原作は繰り返し映画化された、恐らく女性の方は少女の時に読破された方も多いのでは、と思われる世界文学である。ただ、「嵐が丘」は読んでいても僕はこの作品は未読でした。
構成としては嵐の中を命からがら逃げて来て九死に一生を得るジェインの劇的な描写から始まっている。なかなかうまいね。この作品の動的な印象を予感する出だしだ。イギリスの膨大な自然の描写も鋭く素晴らしい。
そしてこの世界文学たる所以の、不思議でミステリアスな一代女性記が始まるのだ。女性目線の作品である。そのため当主の【マイケル・ファスベンダー】が一体全体何を考えているのか分からない設定を形作っている。
ある意味ホラーー的な要素でもある正妻軟禁をこの映画では色濃く出さず、【フクナガ】はあくまで【ミア・ワシコウスカ】の心理状態を主に、観客との一体感を試みている。
そしてそれは成功している。繊細でダイナミックな演出方法。激しいイギリスの自然。女性としての自立という当時としても重要なテーマが現代においてしっかりと復元されている。
私的なことを言えば、僕は【ミア・ワシコウスカ】を見るためにこの映画を見た。

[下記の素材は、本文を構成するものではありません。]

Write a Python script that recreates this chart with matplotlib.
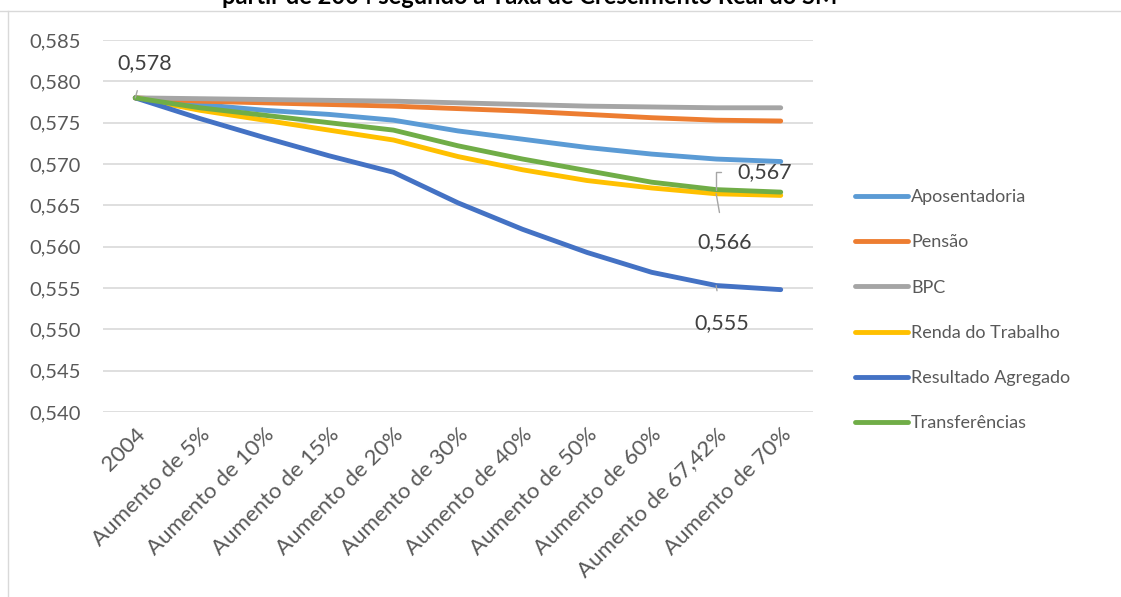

前作 『永遠の僕たち』の、死期を知っても明るく振る舞い、それでいて醒めた演技で素晴らしいの一言だった彼女を見に来た。それは前作『アリス・イン・ワンダーランド』でも同様のイメージだった。
しかし、この作品では彼女はがちがちに演技している。勿論的確で鋭い演技なのだが、今までの彼女のマシュマロ的なイメージがなくなっている。そこにあるのは【フクナガ】に徹底的に鍛えられた女優【ワシコウスカ】であった。
それもいいけど、彼女には演技をさせない、それだけで十分な魅力のある何かが満ちているはずなのだ。今回はそれが見られなかったなあと僕は思っている。
作品としては世界文学を原作にして少しも媚びることなくいい文芸作品になっていると思う。この原作が『レベッカ』に影響を与えたのもよく分かる。すばらしい映画でした。